Stephen eventually fine-tuned a method of "indirect" cooking: positioning coals at the edges of the grill and placing a drip pan underneath the meat, allowing it to slow-cook while infusing it with a smoky flavor.
"It brought a gigantic number of food recipes into the back yard that could have never been done on previous grilling equipment," Raichlen said.
Of course, grilling is an art form, and not everyone subscribes to the Weber way.
Schlesinger says Weber's insistence on covering the grill even when cooking directly over the coals — allowing sizzling fat to drip directly onto the briquets — has led millions of grillers astray.
"It's way easier because you just throw the lid on and you don't have to think about it," Schlesinger said. "But it gives the food this greasy smoke flavor.
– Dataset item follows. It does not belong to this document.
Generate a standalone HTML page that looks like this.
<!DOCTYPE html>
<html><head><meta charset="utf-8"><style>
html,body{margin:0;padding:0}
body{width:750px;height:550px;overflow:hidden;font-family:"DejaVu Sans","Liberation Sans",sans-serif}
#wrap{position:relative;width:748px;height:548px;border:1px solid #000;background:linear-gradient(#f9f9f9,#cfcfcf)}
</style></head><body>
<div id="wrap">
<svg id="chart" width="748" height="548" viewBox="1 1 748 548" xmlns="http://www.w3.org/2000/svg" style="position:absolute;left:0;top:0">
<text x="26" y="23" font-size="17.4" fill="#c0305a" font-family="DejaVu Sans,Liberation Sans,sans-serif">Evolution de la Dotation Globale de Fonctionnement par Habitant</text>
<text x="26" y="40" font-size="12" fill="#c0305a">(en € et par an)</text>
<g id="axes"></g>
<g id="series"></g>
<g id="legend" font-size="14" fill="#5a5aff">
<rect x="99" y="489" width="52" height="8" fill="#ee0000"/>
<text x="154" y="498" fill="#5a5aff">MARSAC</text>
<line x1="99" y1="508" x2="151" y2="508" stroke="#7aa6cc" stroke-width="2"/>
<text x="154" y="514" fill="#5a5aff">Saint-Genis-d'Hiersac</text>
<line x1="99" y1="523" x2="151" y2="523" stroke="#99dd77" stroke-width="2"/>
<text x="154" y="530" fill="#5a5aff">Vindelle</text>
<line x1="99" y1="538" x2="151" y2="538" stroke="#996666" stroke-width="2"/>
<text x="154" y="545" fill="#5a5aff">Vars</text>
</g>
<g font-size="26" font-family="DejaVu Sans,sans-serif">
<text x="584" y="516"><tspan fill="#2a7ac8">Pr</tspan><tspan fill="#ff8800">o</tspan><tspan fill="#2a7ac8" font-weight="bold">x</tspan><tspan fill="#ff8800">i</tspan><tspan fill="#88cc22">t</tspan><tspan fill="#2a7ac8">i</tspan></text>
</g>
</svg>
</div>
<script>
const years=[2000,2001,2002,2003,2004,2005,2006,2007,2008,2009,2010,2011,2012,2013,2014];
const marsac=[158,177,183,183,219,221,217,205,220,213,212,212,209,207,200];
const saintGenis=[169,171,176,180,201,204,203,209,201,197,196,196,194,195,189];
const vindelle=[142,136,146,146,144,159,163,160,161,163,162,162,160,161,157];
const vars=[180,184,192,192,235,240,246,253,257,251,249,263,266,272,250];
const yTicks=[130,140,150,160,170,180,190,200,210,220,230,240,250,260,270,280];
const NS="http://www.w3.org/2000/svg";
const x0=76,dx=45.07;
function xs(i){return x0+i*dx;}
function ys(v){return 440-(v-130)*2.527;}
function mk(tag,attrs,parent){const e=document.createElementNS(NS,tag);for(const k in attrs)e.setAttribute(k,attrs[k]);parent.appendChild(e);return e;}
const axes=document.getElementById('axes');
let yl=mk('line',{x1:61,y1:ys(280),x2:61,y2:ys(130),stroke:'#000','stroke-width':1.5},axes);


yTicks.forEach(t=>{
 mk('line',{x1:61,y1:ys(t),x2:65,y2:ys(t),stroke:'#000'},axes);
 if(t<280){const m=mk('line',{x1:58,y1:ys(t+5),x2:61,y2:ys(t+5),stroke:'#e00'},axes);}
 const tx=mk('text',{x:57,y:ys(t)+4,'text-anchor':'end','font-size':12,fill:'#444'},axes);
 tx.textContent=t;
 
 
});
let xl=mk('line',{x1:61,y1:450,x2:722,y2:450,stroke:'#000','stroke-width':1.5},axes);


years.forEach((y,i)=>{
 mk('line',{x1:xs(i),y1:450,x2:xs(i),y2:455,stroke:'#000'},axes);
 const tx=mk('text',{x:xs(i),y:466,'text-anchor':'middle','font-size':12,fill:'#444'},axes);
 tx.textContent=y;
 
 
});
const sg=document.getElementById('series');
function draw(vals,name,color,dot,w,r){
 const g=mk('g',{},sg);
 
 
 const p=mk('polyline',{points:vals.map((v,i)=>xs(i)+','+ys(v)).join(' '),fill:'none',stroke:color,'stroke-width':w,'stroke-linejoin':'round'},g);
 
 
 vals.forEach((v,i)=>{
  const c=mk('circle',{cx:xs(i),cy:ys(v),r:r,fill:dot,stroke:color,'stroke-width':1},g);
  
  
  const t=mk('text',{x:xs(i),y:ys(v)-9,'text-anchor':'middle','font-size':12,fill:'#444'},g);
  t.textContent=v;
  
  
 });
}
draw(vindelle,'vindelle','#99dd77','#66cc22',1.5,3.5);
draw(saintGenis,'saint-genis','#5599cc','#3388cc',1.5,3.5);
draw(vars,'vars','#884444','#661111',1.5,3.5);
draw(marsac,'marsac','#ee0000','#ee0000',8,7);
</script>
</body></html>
It's a crummy way to grill."
Weber introduced its first line of gas grills in the mid-1980s; today it manufactures most of its products in-house, with shipments divided about evenly between charcoal and gas, Stephen said.
At a plant west of Palatine in Huntley, flat slabs of steel are pressed into the trademark kettle shape, coated in porcelain enamel and fired in a massive furnace at 1,600 degrees.
Engineers at Weber's 50-person research-and-development shop routinely "torture test" the products — one stainless steel gas grill has been burning full bore for six months at 850 degrees. Others are soaked in salt water to see how they'll withstand coastal environments, Weber Executive Vice President Mike Kempster said.
Weber must be doing something right, says Ann Chilton, owner of Annie's Sazarac tavern in Beardstown, Ill. Every Monday she grills up to 90 pounds of her signature ribs on three Weber charcoal kettles in her cook shack out back.
"It's so easy to control the heat," Chilton says. "I just set the temperature and cook on them all night long."